TL;DR
- Stablecoin inflows have resumed, pushing total supply close to $315 billion and signaling renewed on-chain capital.
- Exchange data shows a reversal from outflows exceeding $6.7 billion in February to inflows above $2.4 billion by late March.
- However, weak deployment in DeFi and persistent macro pressure suggest liquidity is rebuilding, but upside depends on active risk allocation.
Stablecoin inflows are once again shaping crypto market conditions, offering early signs of liquidity returning after weeks of sustained outflows. As capital moves back on-chain, the key question is whether this reflects growing confidence or a cautious repositioning by investors.
🗞️ From -$6.7B to +$2.4B, a shift in Stablecoin Netflows
« After recording the largest net stablecoin outflows with -$3.4B on December 11 and -$6.7B on February 15, we are now witnessing a shift in trend.
Today, the stablecoin netflow on Binance stands at +$2.4B, an encouraging… pic.twitter.com/Q4trmMH8ob— Darkfost (@Darkfost_Coc) March 29, 2026
Stablecoin Inflows Signal Liquidity Shift
Stablecoin inflows have reversed a period of declining liquidity that previously weighed on market performance. Earlier in the quarter, net outflows reduced buying power and limited upside across major assets. That dynamic has now shifted, with total stablecoin supply approaching $315 billion.
This reversal matters because stablecoins act as immediate purchasing power rather than idle capital. Their return increases liquidity across exchanges and DeFi protocols, strengthening the market’s structural base. Data from major exchanges highlights this transition. After outflows surpassed $6.7 billion in mid-February, flows gradually stabilized and flipped positive, reaching more than $2.4 billion in net inflows by late March.
As liquidity rebuilds, order books show improved depth, helping absorb selling pressure and support price stability. Still, liquidity alone is not enough to drive sustained upside. It must be actively deployed into risk assets to generate momentum.
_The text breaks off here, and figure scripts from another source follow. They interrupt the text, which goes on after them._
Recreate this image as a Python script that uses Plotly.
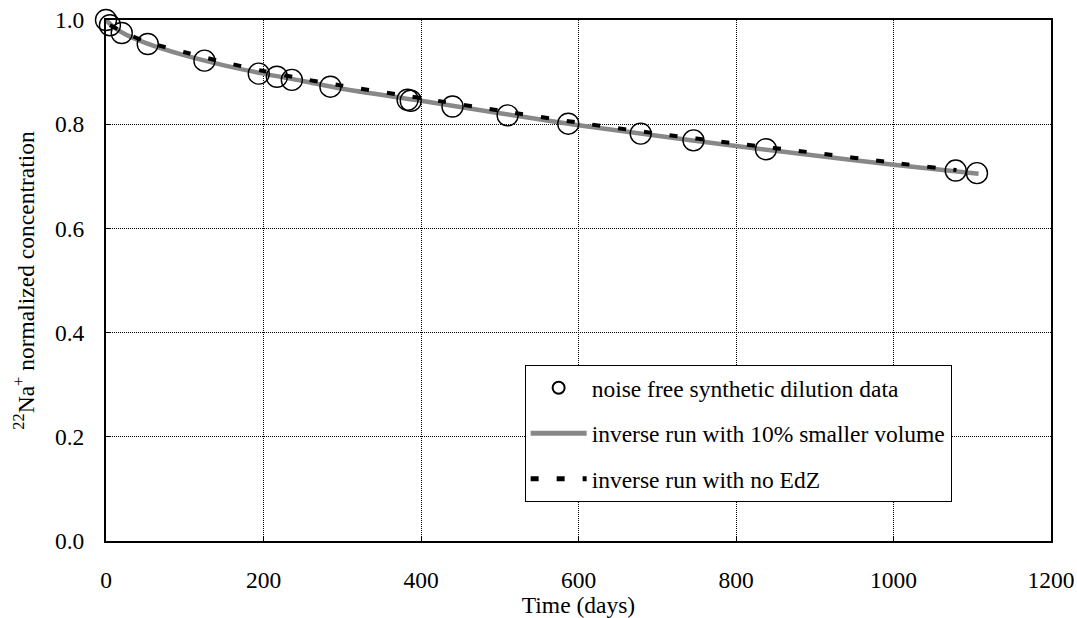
import plotly.graph_objects as go

# Data
data_t = [0, 5, 20, 53, 125, 194, 217, 236, 285, 383, 387, 440, 510, 587, 679, 746, 838, 1079, 1106]
data_c = [1.0, 0.990, 0.975, 0.954, 0.922, 0.897, 0.891, 0.885, 0.872, 0.847, 0.845, 0.834, 0.817, 0.801, 0.782, 0.769, 0.752, 0.711, 0.706]

gray_t = [0, 10, 25, 50, 100, 150, 200, 250, 300, 400, 500, 600, 700, 800, 900, 1000, 1108]
gray_c = [1.0, 0.986, 0.972, 0.956, 0.932, 0.913, 0.897, 0.883, 0.868, 0.845, 0.821, 0.798, 0.778, 0.758, 0.740, 0.722, 0.705]

dash_t = [5, 25, 50, 100, 150, 200, 250, 300, 400, 500, 600, 700, 800, 900, 1000, 1080]
dash_c = [0.990, 0.975, 0.959, 0.938, 0.919, 0.902, 0.887, 0.874, 0.850, 0.826, 0.803, 0.782, 0.763, 0.745, 0.726, 0.712]

x_ticks = [0, 200, 400, 600, 800, 1000, 1200]
y_ticks = [0.0, 0.2, 0.4, 0.6, 0.8, 1.0]

FONT = "Liberation Serif"
TXT = dict(family=FONT, size=23.5, color="black")

fig = go.Figure()
fig.add_trace(go.Scatter(
    x=gray_t, y=gray_c, mode="lines", name="inverse run with 10% smaller volume",
    line=dict(color="#888888", width=4.5, shape="spline", smoothing=0.8), legendgroup="b", legendrank=2,
    cliponaxis=False))
fig.add_trace(go.Scatter(
    x=dash_t, y=dash_c, mode="lines", name="inverse run with no EdZ",
    line=dict(color="black", width=4, dash="8px,18px", shape="spline", smoothing=0.8), legendgroup="c", legendrank=3,
    cliponaxis=False))
fig.add_trace(go.Scatter(
    x=data_t, y=data_c, mode="markers", name="noise free synthetic dilution data",
    marker=dict(symbol="circle-open", size=21, color="black", line=dict(width=1.4, color="black")),
    legendgroup="a", legendrank=1, cliponaxis=False))

axis_common = dict(
    showline=True, linecolor="black", linewidth=2, mirror=True,
    showgrid=True, gridcolor="black", gridwidth=1, griddash="1px,1px",
    ticks="inside", ticklen=4, tickcolor="black",
    tickfont=TXT,
    zeroline=False, automargin=False,
)

fig.update_xaxes(range=[0, 1200], tickvals=x_ticks, ticktext=[str(v) for v in x_ticks],
                 title=dict(text="Time (days)", font=TXT, standoff=8),
                 ticklabelstandoff=17,
                 **axis_common)
fig.update_yaxes(range=[0, 1.0], tickvals=y_ticks, ticktext=[f"{v:.1f}" for v in y_ticks],
                 title=dict(text="<sup>22</sup>Na<sup>+</sup> normalized concentration",
                            font=TXT, standoff=14),
                 ticklabelstandoff=15,
                 **axis_common)

fig.update_layout(
    width=1077, height=618,
    margin=dict(l=106, r=26, t=20, b=77),
    paper_bgcolor="white", plot_bgcolor="white",
    font=TXT,
    legend=dict(x=0.443, y=0.338, xanchor="left", yanchor="top",
                bgcolor="white", bordercolor="black", borderwidth=1,
                font=TXT,
                tracegroupgap=12, itemwidth=56, itemsizing="constant"),
    showlegend=True,
)

fig.write_html("out.html")
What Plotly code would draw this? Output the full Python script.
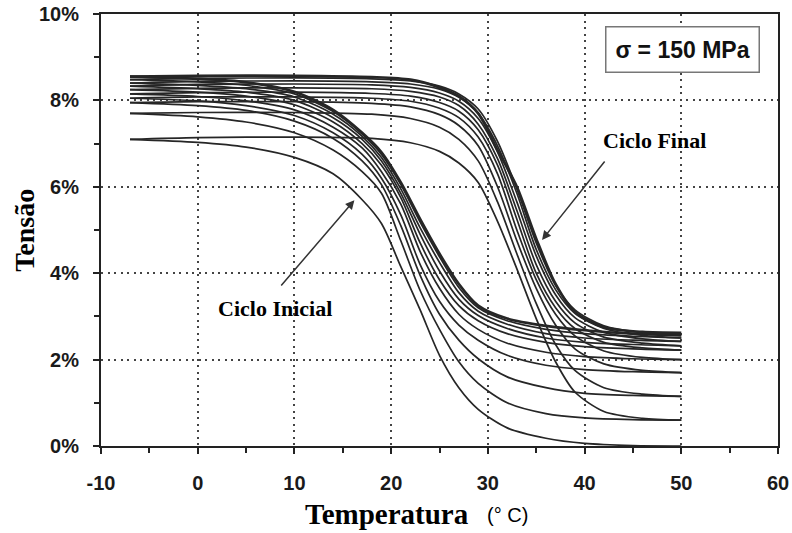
import plotly.graph_objects as go

# Temperature grids (°C)
temp_cool = [-7, 0, 5, 10, 14, 17, 19, 21, 23, 25, 27, 29, 32, 36, 40, 45, 50]
temp_heat = [-7, 0, 10, 18, 22, 25, 27, 29, 31, 33, 35, 37, 39, 42, 46, 50]

# Cooling branches (strain %), cycle 1 .. 10
cool_1 = [7.10, 7.03, 6.92, 6.68, 6.30, 5.70, 5.15, 4.15, 3.15, 2.10, 1.35, 0.85, 0.42, 0.18, 0.06, 0.01, 0.00]
cool_2 = [7.70, 7.62, 7.50, 7.25, 6.85, 6.35, 5.85, 4.75, 3.60, 2.70, 1.95, 1.45, 1.00, 0.75, 0.65, 0.61, 0.60]
cool_3 = [7.95, 7.88, 7.77, 7.52, 7.12, 6.60, 6.05, 5.10, 3.95, 3.05, 2.45, 2.02, 1.60, 1.35, 1.22, 1.17, 1.15]
cool_4 = [8.05, 7.99, 7.88, 7.65, 7.25, 6.75, 6.20, 5.35, 4.20, 3.35, 2.80, 2.45, 2.10, 1.87, 1.77, 1.72, 1.70]
cool_5 = [8.15, 8.09, 7.99, 7.78, 7.38, 6.90, 6.35, 5.60, 4.50, 3.65, 3.05, 2.70, 2.38, 2.17, 2.07, 2.02, 2.00]
cool_6 = [8.25, 8.19, 8.10, 7.90, 7.50, 7.00, 6.50, 5.75, 4.70, 3.85, 3.25, 2.90, 2.60, 2.40, 2.30, 2.25, 2.22]
cool_7 = [8.33, 8.27, 8.19, 8.00, 7.60, 7.10, 6.60, 5.85, 4.90, 4.05, 3.40, 3.02, 2.72, 2.50, 2.40, 2.35, 2.32]
cool_8 = [8.40, 8.35, 8.27, 8.08, 7.68, 7.17, 6.68, 5.95, 5.05, 4.25, 3.55, 3.12, 2.82, 2.60, 2.50, 2.45, 2.42]
cool_9 = [8.48, 8.43, 8.35, 8.15, 7.74, 7.22, 6.75, 6.05, 5.18, 4.38, 3.67, 3.20, 2.90, 2.70, 2.60, 2.54, 2.50]
cool_10 = [8.55, 8.50, 8.42, 8.20, 7.78, 7.25, 6.80, 6.10, 5.25, 4.45, 3.75, 3.25, 2.95, 2.78, 2.68, 2.60, 2.56]

# Heating branches (strain %), cycle 1 .. 10
heat_1 = [7.10, 7.14, 7.15, 7.12, 7.02, 6.82, 6.55, 6.10, 5.20, 4.10, 2.95, 1.95, 1.25, 0.80, 0.64, 0.60]
heat_2 = [7.70, 7.72, 7.72, 7.68, 7.58, 7.38, 7.10, 6.60, 5.65, 4.45, 3.30, 2.35, 1.75, 1.35, 1.20, 1.15]
heat_3 = [7.95, 7.97, 7.97, 7.93, 7.85, 7.67, 7.42, 6.95, 6.00, 4.75, 3.65, 2.80, 2.25, 1.90, 1.75, 1.70]
heat_4 = [8.05, 8.08, 8.08, 8.05, 7.98, 7.82, 7.60, 7.15, 6.30, 5.00, 3.85, 3.05, 2.55, 2.20, 2.05, 2.00]
heat_5 = [8.15, 8.18, 8.19, 8.16, 8.10, 7.95, 7.75, 7.32, 6.50, 5.25, 4.00, 3.20, 2.72, 2.40, 2.27, 2.22]
heat_6 = [8.25, 8.28, 8.29, 8.27, 8.21, 8.08, 7.88, 7.45, 6.65, 5.45, 4.20, 3.35, 2.85, 2.52, 2.38, 2.32]
heat_7 = [8.33, 8.37, 8.38, 8.36, 8.30, 8.17, 7.98, 7.58, 6.80, 5.65, 4.40, 3.50, 2.97, 2.63, 2.48, 2.42]
heat_8 = [8.40, 8.44, 8.45, 8.43, 8.38, 8.26, 8.07, 7.70, 6.95, 5.85, 4.55, 3.62, 3.07, 2.72, 2.56, 2.50]
heat_9 = [8.48, 8.51, 8.52, 8.50, 8.45, 8.33, 8.15, 7.80, 7.05, 5.95, 4.70, 3.72, 3.15, 2.78, 2.62, 2.56]
heat_10 = [8.55, 8.57, 8.57, 8.54, 8.48, 8.30, 8.10, 7.70, 6.85, 6.00, 4.80, 3.75, 3.10, 2.75, 2.64, 2.62]

cooling = [cool_1, cool_2, cool_3, cool_4, cool_5, cool_6, cool_7, cool_8, cool_9, cool_10]
heating = [heat_1, heat_2, heat_3, heat_4, heat_5, heat_6, heat_7, heat_8, heat_9, heat_10]

x_ticks = [-10, 0, 10, 20, 30, 40, 50, 60]
y_ticks = [0, 2, 4, 6, 8, 10]
y_tick_labels = ["0%", "2%", "4%", "6%", "8%", "10%"]

fig = go.Figure()
n = len(cooling)
for i, ys in enumerate(cooling):
    w = 2.7 if i == n - 1 else 1.7
    fig.add_trace(go.Scatter(x=temp_cool, y=ys, mode="lines",
                             line=dict(color="#262626", width=w, shape="spline", smoothing=0.8),
                             showlegend=False))
for i, ys in enumerate(heating):
    w = 2.7 if i == n - 1 else 1.7
    fig.add_trace(go.Scatter(x=temp_heat, y=ys, mode="lines",
                             line=dict(color="#262626", width=w, shape="spline", smoothing=0.8),
                             showlegend=False))

sans = "Arial, Liberation Sans, sans-serif"
serif = "Times New Roman, Liberation Serif, serif"
tick_font = dict(family=sans, size=20, color="#1a1a1a", weight="bold")

axis_common = dict(
    showline=True, linecolor="#222", linewidth=2, mirror=True,
    ticks="outside", ticklen=6, tickwidth=2, tickcolor="#222",
    showgrid=True, gridcolor="#444", gridwidth=2, griddash="2px,4.5px",
    zeroline=False, tickfont=tick_font, automargin=False,
)

fig.update_layout(
    width=792, height=533,
    margin=dict(l=101, r=14, t=14, b=87, autoexpand=False),
    paper_bgcolor="white", plot_bgcolor="white",
    showlegend=False,
    xaxis=dict(
        range=[-10, 60], tickvals=x_ticks, ticktext=[str(v) for v in x_ticks],
        minor=dict(ticks="outside", ticklen=5, tickwidth=2, tickcolor="#222", dtick=5, showgrid=False),
        ticklabelstandoff=12, **axis_common,
    ),
    yaxis=dict(
        range=[0, 10], tickvals=y_ticks, ticktext=y_tick_labels,
        minor=dict(ticks="outside", ticklen=5, tickwidth=2, tickcolor="#222", dtick=1, showgrid=False),
        ticklabelstandoff=10, **axis_common,
    ),
)

annotations = [
    # axis titles
    dict(text="<b>Tensão</b>", xref="paper", yref="paper", x=-0.114, y=0.50,
         textangle=-90, showarrow=False, font=dict(family=serif, size=28, color="black"),
         xanchor="center", yanchor="middle"),
    dict(text="<b>Temperatura</b>", xref="paper", yref="paper", x=0.423, y=-0.158,
         showarrow=False, font=dict(family=serif, size=29, color="black"),
         xanchor="center", yanchor="middle"),
    dict(text="(° C)", xref="paper", yref="paper", x=0.601, y=-0.160,
         showarrow=False, font=dict(family=sans, size=20, color="black"),
         xanchor="center", yanchor="middle"),
    # boxed label
    dict(text="<b>σ = 150 MPa</b>", xref="x", yref="y", x=50.1, y=9.17,
         showarrow=False, font=dict(family=sans, size=23, color="#111"),
         bordercolor="#777", borderwidth=1.5, borderpad=9, bgcolor="white",
         xanchor="center", yanchor="middle"),
    # text labels
    dict(text="<b>Ciclo Final</b>", xref="x", yref="y", x=47.2, y=7.08,
         showarrow=False, font=dict(family=serif, size=22, color="black"),
         xanchor="center", yanchor="middle"),
    dict(text="<b>Ciclo Inicial</b>", xref="x", yref="y", x=8.0, y=3.18,
         showarrow=False, font=dict(family=serif, size=22, color="black"),
         xanchor="center", yanchor="middle"),
    # arrows
    dict(text="", x=35.6, y=4.77, ax=42.2, ay=6.62, xref="x", yref="y", axref="x", ayref="y",
         showarrow=True, arrowhead=2, arrowsize=1.2, arrowwidth=1.5, arrowcolor="#333"),
    dict(text="", x=16.2, y=5.69, ax=8.5, ay=3.68, xref="x", yref="y", axref="x", ayref="y",
         showarrow=True, arrowhead=2, arrowsize=1.2, arrowwidth=1.5, arrowcolor="#333"),
]
fig.update_layout(annotations=annotations)

fig.write_html("out.html")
Stablecoin Inflows And Deployment Remain Uneven
Despite the return of liquidity, capital deployment remains cautious. Ethereum continues to anchor stablecoin activity, holding over $163 billion in supply and reinforcing its central role in settlement and liquidity routing. However, DeFi participation suggests hesitation.
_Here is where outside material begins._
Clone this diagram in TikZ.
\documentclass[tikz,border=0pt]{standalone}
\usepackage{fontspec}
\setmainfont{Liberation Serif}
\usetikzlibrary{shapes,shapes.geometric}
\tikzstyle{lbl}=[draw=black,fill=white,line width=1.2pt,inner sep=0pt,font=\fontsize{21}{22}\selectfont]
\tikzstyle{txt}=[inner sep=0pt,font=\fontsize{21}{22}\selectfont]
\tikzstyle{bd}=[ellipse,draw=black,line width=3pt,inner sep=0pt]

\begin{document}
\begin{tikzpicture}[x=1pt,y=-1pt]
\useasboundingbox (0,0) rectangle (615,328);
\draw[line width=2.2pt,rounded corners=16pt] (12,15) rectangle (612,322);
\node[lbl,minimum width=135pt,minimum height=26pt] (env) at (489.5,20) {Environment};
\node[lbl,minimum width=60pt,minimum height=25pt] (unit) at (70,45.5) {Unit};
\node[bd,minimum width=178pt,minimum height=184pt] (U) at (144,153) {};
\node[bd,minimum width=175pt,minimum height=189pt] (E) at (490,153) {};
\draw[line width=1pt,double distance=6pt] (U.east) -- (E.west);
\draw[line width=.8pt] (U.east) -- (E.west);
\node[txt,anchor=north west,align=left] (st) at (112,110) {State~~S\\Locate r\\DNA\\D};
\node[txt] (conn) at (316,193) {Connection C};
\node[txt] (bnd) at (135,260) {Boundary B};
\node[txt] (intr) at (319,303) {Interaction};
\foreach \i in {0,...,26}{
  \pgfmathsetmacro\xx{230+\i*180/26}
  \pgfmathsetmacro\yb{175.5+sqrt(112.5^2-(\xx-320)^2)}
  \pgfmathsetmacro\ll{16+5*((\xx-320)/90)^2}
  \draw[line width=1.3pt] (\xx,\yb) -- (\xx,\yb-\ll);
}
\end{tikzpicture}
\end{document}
Total value locked has remained near $53.2 billion, showing limited growth on a monthly basis and a slight decline week over week. This indicates that while funds are returning, they are not being aggressively allocated into yield or trading strategies.
Market prices reflect this restrained behavior. Bitcoin has traded near $67,000, while Ethereum has hovered around $2,000, pointing to consolidation rather than expansion.
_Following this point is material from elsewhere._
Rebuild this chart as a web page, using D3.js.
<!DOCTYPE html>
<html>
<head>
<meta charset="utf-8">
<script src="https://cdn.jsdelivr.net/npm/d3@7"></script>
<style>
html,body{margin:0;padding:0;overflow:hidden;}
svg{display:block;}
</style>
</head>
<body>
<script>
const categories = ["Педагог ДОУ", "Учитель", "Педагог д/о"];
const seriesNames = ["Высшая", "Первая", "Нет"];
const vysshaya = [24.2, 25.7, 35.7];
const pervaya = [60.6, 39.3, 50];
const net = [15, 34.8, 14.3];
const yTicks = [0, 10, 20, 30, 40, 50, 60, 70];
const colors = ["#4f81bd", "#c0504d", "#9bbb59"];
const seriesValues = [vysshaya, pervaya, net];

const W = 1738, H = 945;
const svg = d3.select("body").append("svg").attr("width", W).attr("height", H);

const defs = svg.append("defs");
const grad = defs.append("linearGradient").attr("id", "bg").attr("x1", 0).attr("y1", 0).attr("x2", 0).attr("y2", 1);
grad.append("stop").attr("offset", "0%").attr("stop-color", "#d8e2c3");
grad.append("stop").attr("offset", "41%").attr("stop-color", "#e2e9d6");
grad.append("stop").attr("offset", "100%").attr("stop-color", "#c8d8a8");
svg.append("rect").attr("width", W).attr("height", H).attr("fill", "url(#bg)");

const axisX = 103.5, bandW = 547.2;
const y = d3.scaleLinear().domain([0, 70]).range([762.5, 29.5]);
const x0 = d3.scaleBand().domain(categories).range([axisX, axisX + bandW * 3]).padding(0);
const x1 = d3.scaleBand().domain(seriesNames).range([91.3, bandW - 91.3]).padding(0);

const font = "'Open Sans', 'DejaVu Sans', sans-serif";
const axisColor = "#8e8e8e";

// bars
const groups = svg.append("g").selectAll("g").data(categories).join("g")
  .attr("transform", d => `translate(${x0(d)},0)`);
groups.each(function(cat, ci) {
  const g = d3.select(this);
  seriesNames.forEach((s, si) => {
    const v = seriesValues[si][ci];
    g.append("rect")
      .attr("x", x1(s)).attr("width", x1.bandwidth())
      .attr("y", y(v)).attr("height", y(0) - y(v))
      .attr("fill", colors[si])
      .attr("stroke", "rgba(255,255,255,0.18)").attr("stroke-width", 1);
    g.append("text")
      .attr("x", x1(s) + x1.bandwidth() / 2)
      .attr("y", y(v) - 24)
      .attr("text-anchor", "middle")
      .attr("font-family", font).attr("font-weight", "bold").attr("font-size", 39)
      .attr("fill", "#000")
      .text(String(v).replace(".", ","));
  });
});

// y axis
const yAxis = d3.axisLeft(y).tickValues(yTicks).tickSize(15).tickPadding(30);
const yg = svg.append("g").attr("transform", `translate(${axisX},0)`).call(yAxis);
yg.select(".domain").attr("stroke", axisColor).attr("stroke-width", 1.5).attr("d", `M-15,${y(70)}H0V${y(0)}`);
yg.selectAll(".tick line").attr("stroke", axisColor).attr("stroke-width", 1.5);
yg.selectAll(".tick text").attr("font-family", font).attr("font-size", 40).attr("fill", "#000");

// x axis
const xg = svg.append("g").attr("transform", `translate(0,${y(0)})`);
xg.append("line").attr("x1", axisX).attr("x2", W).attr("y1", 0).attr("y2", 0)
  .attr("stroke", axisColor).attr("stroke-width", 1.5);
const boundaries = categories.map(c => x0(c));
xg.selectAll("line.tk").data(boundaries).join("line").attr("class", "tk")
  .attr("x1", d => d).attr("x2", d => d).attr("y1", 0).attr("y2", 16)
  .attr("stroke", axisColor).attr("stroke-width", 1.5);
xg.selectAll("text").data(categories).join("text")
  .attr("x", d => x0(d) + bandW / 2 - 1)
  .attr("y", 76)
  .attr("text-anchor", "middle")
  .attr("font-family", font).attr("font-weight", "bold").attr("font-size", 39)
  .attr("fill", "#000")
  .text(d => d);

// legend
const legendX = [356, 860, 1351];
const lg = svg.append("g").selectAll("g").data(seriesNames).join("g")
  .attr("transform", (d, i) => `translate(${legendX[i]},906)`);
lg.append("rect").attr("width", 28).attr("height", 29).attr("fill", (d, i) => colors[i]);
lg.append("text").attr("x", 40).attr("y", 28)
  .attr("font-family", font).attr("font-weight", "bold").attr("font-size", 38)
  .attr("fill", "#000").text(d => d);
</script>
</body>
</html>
At the same time, macro conditions continue to weigh on sentiment. A strong dollar index near 100 and bond yields above 4.3% limit broader risk appetite, even as crypto-specific liquidity improves.
In conclusion, stablecoin inflows signal a constructive shift in market structure, rebuilding the foundation for potential growth. However, the sustainability of this trend depends on whether capital transitions from passive positioning into active deployment. Without stronger participation, the current recovery risks losing momentum.